_Material to process_.

┌──

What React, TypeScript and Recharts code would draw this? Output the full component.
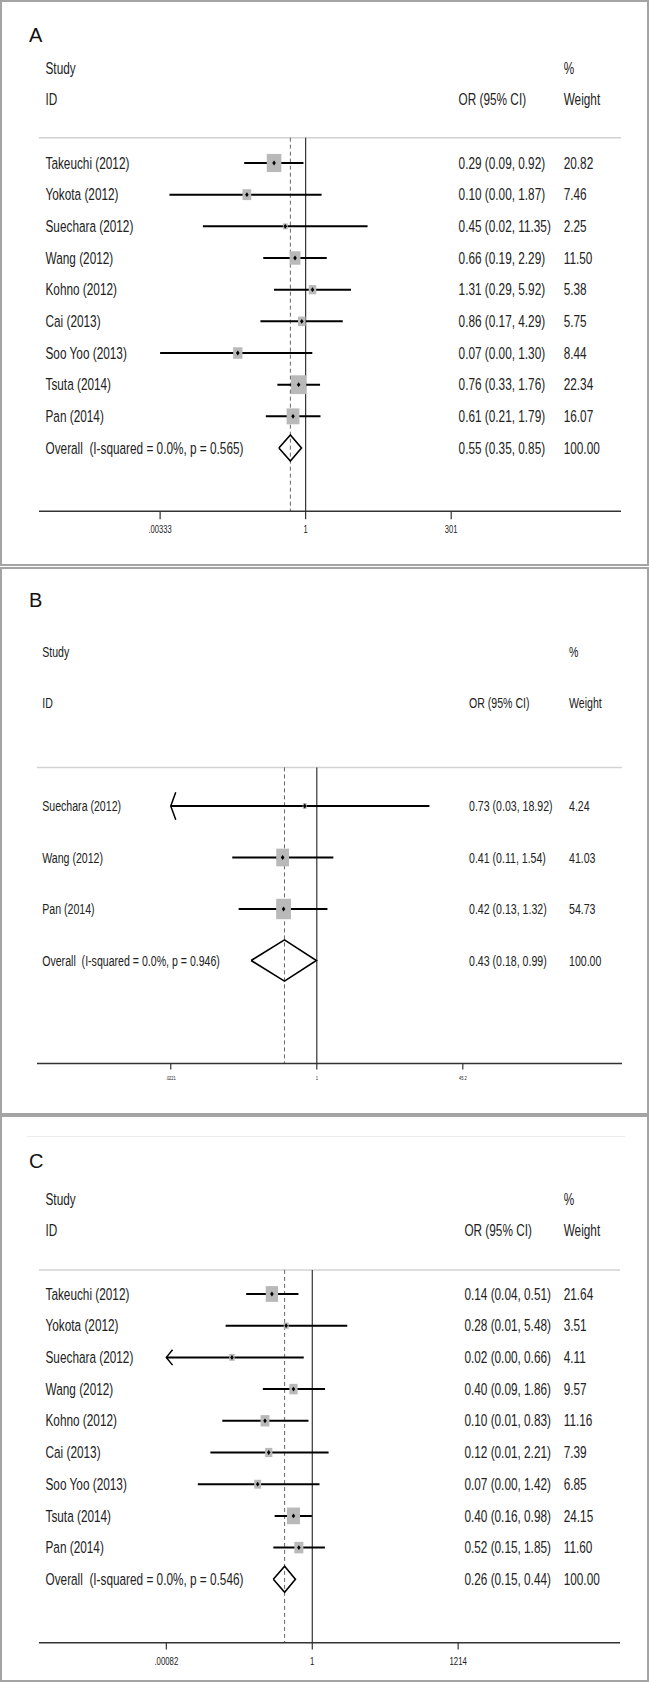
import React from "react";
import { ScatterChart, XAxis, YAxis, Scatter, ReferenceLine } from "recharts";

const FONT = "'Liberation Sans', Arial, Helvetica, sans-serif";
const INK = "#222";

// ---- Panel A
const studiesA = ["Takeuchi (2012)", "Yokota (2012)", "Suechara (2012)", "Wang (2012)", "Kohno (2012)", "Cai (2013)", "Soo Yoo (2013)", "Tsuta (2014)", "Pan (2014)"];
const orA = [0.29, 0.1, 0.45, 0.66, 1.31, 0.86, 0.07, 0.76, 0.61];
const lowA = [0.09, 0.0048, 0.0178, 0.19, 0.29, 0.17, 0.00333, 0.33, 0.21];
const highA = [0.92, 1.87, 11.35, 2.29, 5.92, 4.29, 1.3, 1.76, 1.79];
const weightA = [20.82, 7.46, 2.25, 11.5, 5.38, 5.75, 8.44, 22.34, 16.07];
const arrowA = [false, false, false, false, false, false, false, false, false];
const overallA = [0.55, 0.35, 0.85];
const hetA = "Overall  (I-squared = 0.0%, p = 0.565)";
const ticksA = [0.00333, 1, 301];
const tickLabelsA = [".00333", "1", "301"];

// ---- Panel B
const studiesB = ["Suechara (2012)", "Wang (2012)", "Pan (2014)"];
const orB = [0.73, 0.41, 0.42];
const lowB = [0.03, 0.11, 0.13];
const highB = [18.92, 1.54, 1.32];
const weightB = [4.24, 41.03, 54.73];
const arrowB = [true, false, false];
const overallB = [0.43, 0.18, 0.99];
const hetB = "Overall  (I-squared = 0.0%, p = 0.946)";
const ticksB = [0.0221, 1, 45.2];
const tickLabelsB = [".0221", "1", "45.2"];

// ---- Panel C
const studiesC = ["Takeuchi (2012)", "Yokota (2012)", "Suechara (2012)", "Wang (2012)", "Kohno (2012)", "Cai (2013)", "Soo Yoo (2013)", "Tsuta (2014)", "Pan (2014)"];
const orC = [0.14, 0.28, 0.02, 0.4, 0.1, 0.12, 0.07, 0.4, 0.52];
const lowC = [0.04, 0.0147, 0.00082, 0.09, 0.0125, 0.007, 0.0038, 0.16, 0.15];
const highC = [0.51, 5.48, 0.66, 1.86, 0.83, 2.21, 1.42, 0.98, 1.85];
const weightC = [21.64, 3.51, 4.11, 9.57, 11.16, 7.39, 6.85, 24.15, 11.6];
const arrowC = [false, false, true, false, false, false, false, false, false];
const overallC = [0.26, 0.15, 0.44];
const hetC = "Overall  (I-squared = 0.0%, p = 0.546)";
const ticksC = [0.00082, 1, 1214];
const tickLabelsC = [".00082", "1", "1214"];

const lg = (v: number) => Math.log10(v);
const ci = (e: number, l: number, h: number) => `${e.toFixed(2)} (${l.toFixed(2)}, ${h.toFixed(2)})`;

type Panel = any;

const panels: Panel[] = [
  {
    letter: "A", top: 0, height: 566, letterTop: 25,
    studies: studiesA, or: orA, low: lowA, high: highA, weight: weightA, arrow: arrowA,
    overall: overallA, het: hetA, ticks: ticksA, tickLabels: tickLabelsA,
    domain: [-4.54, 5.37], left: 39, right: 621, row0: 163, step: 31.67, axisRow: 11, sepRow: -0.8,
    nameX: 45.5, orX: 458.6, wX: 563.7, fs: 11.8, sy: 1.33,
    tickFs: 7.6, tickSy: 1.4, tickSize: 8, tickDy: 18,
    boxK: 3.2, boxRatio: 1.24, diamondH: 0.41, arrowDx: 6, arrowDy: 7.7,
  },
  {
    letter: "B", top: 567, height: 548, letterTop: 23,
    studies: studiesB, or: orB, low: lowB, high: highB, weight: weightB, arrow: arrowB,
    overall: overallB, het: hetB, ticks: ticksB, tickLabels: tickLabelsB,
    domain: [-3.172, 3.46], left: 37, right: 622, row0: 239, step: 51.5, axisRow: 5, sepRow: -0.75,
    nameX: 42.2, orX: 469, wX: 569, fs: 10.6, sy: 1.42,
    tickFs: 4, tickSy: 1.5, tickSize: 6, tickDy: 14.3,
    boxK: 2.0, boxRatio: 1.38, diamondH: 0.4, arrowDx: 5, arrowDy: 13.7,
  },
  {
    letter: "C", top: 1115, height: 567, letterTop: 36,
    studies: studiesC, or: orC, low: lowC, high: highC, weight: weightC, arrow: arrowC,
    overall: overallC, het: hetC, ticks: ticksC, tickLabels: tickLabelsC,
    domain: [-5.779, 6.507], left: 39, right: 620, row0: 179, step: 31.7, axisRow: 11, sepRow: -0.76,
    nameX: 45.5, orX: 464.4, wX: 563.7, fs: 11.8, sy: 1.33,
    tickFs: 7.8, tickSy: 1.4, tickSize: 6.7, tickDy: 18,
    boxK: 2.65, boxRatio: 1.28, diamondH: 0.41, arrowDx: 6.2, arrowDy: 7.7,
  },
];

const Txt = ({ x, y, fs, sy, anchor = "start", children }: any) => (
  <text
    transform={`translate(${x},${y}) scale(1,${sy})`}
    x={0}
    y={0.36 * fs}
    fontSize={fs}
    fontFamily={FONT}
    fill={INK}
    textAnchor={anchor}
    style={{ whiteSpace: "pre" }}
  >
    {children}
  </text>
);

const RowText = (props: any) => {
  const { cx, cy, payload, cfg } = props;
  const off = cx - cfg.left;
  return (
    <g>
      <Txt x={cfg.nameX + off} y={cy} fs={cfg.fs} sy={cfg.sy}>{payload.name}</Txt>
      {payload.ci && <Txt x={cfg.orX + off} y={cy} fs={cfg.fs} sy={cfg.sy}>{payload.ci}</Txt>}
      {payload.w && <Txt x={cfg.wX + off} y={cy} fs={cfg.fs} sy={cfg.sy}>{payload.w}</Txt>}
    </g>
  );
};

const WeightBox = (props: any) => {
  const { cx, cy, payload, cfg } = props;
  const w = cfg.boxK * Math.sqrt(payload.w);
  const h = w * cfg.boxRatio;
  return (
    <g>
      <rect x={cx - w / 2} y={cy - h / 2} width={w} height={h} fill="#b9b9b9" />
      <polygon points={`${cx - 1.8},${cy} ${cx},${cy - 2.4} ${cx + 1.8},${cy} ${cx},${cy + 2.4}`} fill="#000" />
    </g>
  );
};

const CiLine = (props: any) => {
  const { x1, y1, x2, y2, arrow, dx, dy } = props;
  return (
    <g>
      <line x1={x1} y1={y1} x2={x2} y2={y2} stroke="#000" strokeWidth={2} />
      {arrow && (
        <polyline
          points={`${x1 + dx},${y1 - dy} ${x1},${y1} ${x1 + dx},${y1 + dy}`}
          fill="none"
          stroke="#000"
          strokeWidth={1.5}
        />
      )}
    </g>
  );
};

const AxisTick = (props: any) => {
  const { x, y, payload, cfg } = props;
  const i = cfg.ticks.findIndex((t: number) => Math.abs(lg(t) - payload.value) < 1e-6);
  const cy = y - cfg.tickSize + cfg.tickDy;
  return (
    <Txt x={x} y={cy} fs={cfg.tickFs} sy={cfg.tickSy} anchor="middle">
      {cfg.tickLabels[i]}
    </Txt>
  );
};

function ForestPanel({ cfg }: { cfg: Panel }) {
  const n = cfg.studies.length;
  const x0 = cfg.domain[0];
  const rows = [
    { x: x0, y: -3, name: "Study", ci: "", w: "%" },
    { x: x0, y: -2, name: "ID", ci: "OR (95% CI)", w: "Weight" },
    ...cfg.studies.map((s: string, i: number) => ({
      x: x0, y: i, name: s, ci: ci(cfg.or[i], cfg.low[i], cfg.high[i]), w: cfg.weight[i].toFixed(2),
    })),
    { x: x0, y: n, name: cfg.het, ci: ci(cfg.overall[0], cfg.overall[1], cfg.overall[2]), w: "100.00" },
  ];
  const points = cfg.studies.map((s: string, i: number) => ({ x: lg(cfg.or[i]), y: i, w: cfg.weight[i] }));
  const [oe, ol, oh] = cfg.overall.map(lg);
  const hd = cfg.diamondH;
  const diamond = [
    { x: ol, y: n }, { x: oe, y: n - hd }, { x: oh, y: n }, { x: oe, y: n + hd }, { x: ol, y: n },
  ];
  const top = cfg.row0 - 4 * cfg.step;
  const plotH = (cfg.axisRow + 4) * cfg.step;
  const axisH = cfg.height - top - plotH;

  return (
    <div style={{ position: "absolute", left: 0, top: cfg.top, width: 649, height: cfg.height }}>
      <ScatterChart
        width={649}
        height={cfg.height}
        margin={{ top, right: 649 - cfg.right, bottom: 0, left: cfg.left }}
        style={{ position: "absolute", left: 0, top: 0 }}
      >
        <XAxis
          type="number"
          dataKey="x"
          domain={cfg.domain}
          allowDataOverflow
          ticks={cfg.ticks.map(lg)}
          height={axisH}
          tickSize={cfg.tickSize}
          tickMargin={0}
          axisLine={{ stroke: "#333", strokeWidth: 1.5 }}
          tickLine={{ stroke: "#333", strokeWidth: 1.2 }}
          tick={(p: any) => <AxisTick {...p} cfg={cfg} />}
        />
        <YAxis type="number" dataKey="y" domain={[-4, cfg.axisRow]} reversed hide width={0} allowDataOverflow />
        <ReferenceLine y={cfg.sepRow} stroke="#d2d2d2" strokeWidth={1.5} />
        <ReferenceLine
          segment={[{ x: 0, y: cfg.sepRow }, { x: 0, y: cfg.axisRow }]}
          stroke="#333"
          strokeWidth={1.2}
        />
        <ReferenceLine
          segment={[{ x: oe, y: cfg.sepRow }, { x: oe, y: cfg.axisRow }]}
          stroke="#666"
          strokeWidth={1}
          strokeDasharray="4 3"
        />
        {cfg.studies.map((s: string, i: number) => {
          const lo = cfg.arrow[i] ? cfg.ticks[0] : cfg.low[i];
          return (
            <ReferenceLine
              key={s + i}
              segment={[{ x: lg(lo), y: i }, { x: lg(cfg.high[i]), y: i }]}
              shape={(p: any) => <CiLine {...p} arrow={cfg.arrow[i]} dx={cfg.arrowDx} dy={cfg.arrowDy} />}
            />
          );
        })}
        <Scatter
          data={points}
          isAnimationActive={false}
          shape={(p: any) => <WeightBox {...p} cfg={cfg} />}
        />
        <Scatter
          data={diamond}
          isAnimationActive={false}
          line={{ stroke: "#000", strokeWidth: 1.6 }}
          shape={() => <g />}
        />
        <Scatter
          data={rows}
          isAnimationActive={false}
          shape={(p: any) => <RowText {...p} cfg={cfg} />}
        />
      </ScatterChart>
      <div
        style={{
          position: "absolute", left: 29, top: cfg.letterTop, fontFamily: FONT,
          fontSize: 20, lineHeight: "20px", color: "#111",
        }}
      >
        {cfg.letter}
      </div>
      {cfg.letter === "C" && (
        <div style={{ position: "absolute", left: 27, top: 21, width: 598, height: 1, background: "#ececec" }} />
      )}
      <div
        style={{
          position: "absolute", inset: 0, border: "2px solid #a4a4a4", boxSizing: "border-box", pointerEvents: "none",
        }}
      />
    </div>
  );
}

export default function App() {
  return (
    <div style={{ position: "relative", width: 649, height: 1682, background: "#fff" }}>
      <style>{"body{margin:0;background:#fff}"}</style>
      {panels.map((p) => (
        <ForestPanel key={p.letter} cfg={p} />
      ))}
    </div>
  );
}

└──
┌──

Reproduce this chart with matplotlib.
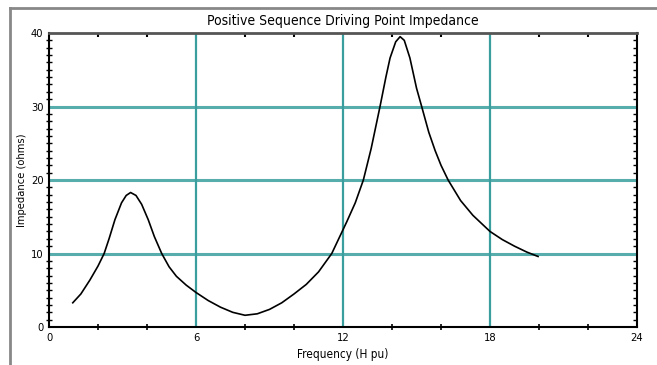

└──

_Required work_. In the records above, locate each line with the word "React". Copy all such lines.

_Result_.
What React, TypeScript and Recharts code would draw this? Output the full component.
import React from "react";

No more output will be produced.